Khawaja savours a lazy 141
Stunning century provides the ultimate answer to critics
USMAN Khawaja has opened up about just how much his match-saving hundred meant to him after a decade of being labelled lazy by critics.
Khawaja’s 141 off 302 balls spanning nine hours against Pakistan in the crushing Dubai heat stands as the secondlongest fourth innings knock in cricket history and a performance that secured Australia the greatest of Test match saves.
Adding to the weight of Khawaja’s achievement was the fact his struggles in Asian conditions in the past could have cost him his Test career.
Khawaja’s wife Rachel cried when he brought up his ton.
His own leap into the sky and double fist pump said it all about the personal anguish that inspired him to one of the greatest fightback hundreds scored by an Australian.
Under the pump to prove himself in Australia’s bold new era, Khawaja has spent the past few months shedding 7kg and making runs overseas.
Australian Test great Ian Healy last year criticised Khawaja as “lazy”, a common perception that he hopes will now be put to bed forever following his heroics in Dubai.
“Yeah, there was definitely something there I reckon,” Khawaja said about the point he had to prove in Asia.

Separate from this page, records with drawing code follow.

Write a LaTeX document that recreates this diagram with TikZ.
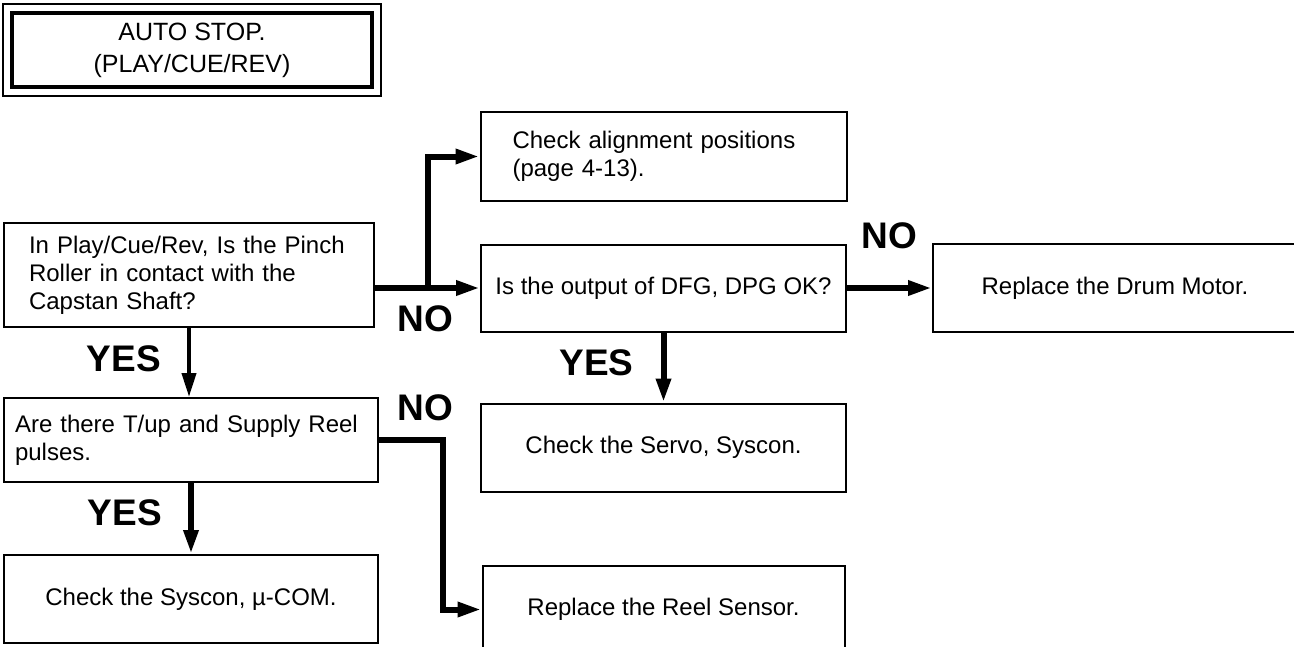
\documentclass[tikz,border=0pt]{standalone}
\usepackage{fontspec}
\setmainfont{Liberation Sans}
\usepackage{tikz}
\usetikzlibrary{arrows.meta,positioning,calc}

\begin{document}
\begin{tikzpicture}[
        x=0.5pt, y=-0.5pt,
        box/.style={rectangle, draw=black, line width=1pt, minimum height=44pt, inner ysep=2pt, font=\fontsize{12}{14}\selectfont},
        textbox/.style={box, align=left},
        midbox/.style={box, align=center},
        titlebox/.style={rectangle, draw=black, line width=2pt, minimum width=180pt, minimum height=37pt, align=center, font=\fontsize{12.5}{16}\selectfont},
        arrow/.style={-{Triangle[length=12pt,width=7pt]}, line width=3pt},
        thinarrow/.style={arrow, line width=2pt},
        lbl/.style={font=\fontsize{18.5}{20}\selectfont\bfseries, inner sep=0pt}
    ]
    \fill[white] (0,0) rectangle (1294,647);
    \useasboundingbox (0,0) rectangle (1294,647);

    \node[titlebox] (title) at (192,50) {AUTO STOP.\\(PLAY/CUE/REV)};
    \draw[line width=1pt] ($(title.north west)+(-7,-7)$) rectangle ($(title.south east)+(7,7)$);

    \node[textbox, text width=160pt, inner xsep=12.5pt, minimum height=52pt] (pinch) at (189,275) {In Play/Cue/Rev, Is the Pinch\\Roller in contact with the\\Capstan Shaft?};
    \node[textbox, text width=176pt, inner xsep=5.5pt, minimum height=42pt] (tup) [below=34.5pt of pinch.south west, anchor=north west] {Are there T/up and Supply Reel\\pulses.};
    \node[midbox, minimum width=187pt] (syscon) [below=35.5pt of tup.south west, anchor=north west] {Check the Syscon, µ-COM.};
    \node[midbox, minimum width=182.5pt, minimum height=43.5pt] (dfg) at (663.5,288) {Is the output of DFG, DPG OK?};
    \node[textbox, text width=151pt, inner xsep=16pt] (align) [above=21pt of dfg] {Check alignment positions\\(page 4-13).};
    \node[midbox, minimum width=182.5pt] (servo) [below=35pt of dfg] {Check the Servo, Syscon.};
    \node[midbox, minimum width=182pt] (drum) [right=42.5pt of dfg] {Replace the Drum Motor.};
    \node[midbox, minimum width=181pt] (reel) [below=36pt of servo] {Replace the Reel Sensor.};

    \coordinate (split) at ($(pinch.east |- dfg.west)!0.5!(dfg.west)$);
    \draw[arrow] (pinch.east |- dfg.west) -- node[lbl, xshift=-1pt, yshift=-15.5pt] (no1) {NO} (dfg.west);
    \draw[arrow] (split) |- (align.west);
    \draw[arrow] (dfg.east) -- node[lbl, yshift=26pt] (no2) {NO} (drum.west);
    \draw[arrow] (dfg.south) -- node[lbl, xshift=-33.5pt, yshift=2.5pt] (yes2) {YES} (dfg.south |- servo.north);
    \draw[thinarrow] (pinch.south) -- node[lbl, xshift=-32.5pt, yshift=2pt] (yes1) {YES} (pinch.south |- tup.north);
    \draw[arrow] (tup.south) -- node[lbl, xshift=-33pt, yshift=3pt] (yes3) {YES} (tup.south |- syscon.north);
    \draw[arrow] (tup.east) -- node[lbl, pos=0.72, yshift=16pt] (no3) {NO} ++(64,0) |- (reel.west);

\end{tikzpicture}
\end{document}
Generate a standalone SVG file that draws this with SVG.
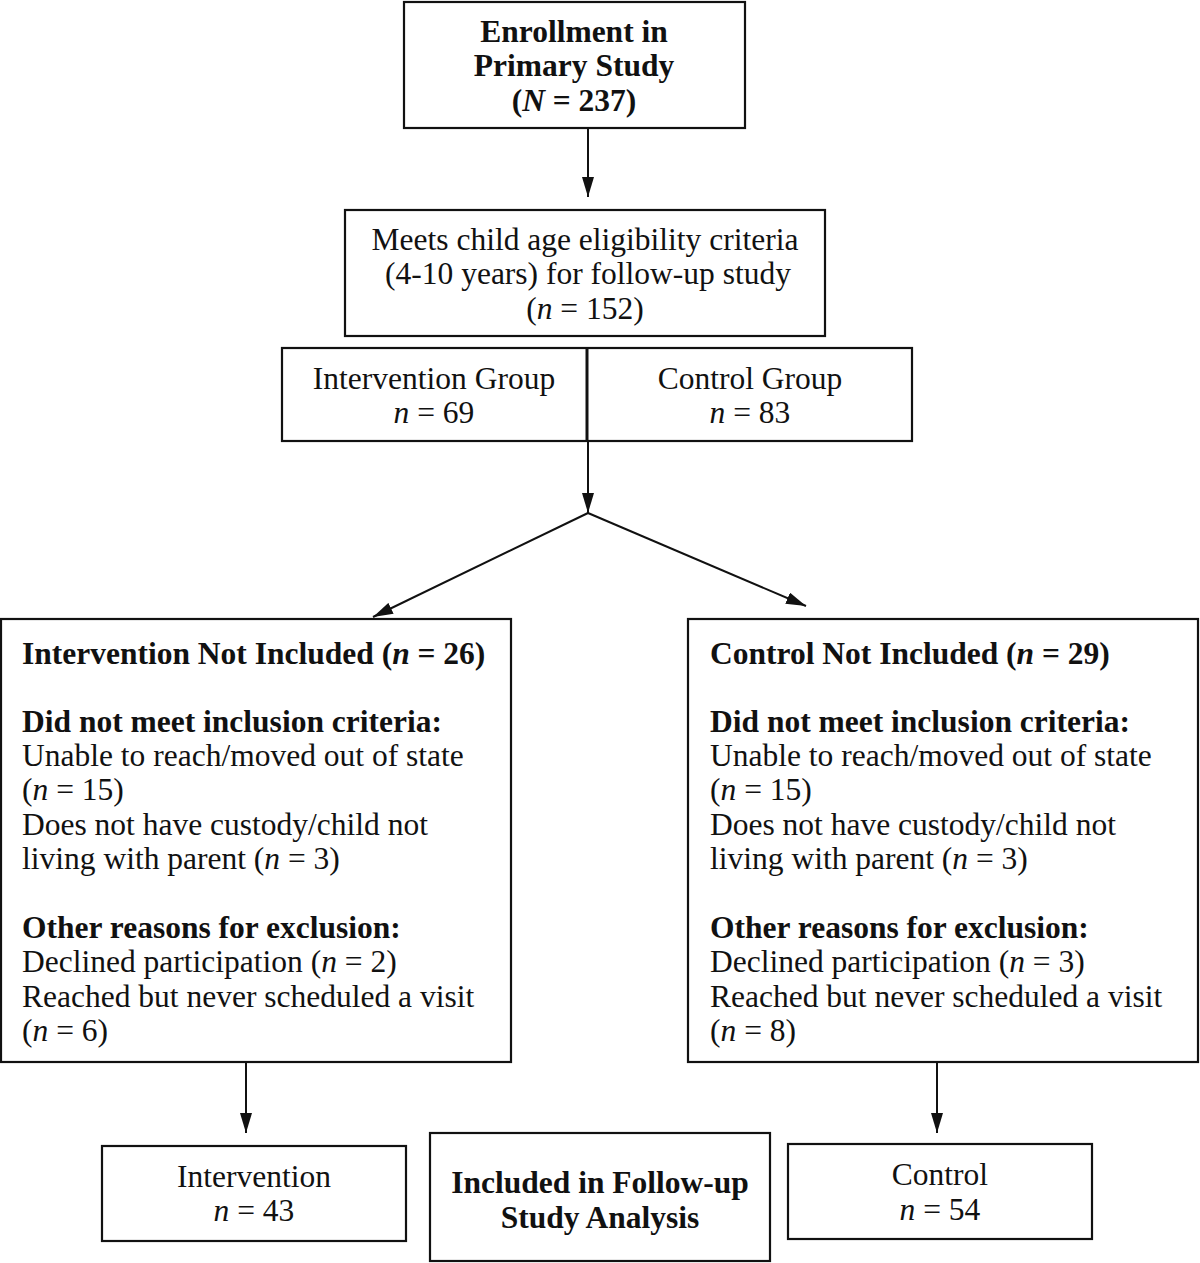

“A lot of work goes into playing at the highest level. I’ve worked as hard as anyone. I’ve worked my backside off for the last 10 years of first-class cricket, day in, day out.
“People think because of my relaxed nature that’s not the case. That I’ve been gifted to be able to get to where I am.
‘‘I’ve really worked as hard as I can in different conditions like this and in England. People overlook that sort of stuff. But you don’t get to play at the highest level without putting in the hard yards.”
Pakistan captain Sarfraz Ahmed described Khawaja’s knock as one of the best innings ever in Test cricket.
On a deteriorating wicket Khawaja outlasted one of the most dangerous day five bowlers in the game — leg-spinner Yasir Shah — peppering the rough.
Khawaja said a shift to opening the batting helped in conditions where starting was treacherous.
In total the 31-year-old spent 13 hours at the crease over the course of the five days — unafraid to execute the reverse sweep — having also made a stoic 85 in the first dig.
Khawaja admitted the magnitude of his achievement was yet to sink in.
“That first-innings 85 was as tough as any innings I’ve played,” he said. “I was drenched.’’
Anchoring partnerships worth 87, 132 and 79 with Aaron Finch, Travis Head and Tim Paine, Khawaja was a constant calming presence.
Khawaja departed with just under 15 overs left in the match and was forced to watch Tim Paine and Nathan Lyon’s extraordinary final stand from the dressing room.
Khawaja sat alongside the No.11 Jon Holland, who was nervously waiting in case he was needed as Australia hung on at eight wickets down.
“I don’t know how Dutchy was feeling, but I was crapping myself,” Khawaja said.
“You can’t deny how hard of a situation that is, especially when you come off the field.
‘‘You’ve done all that work, all you want is just ‘Please, get through this’.”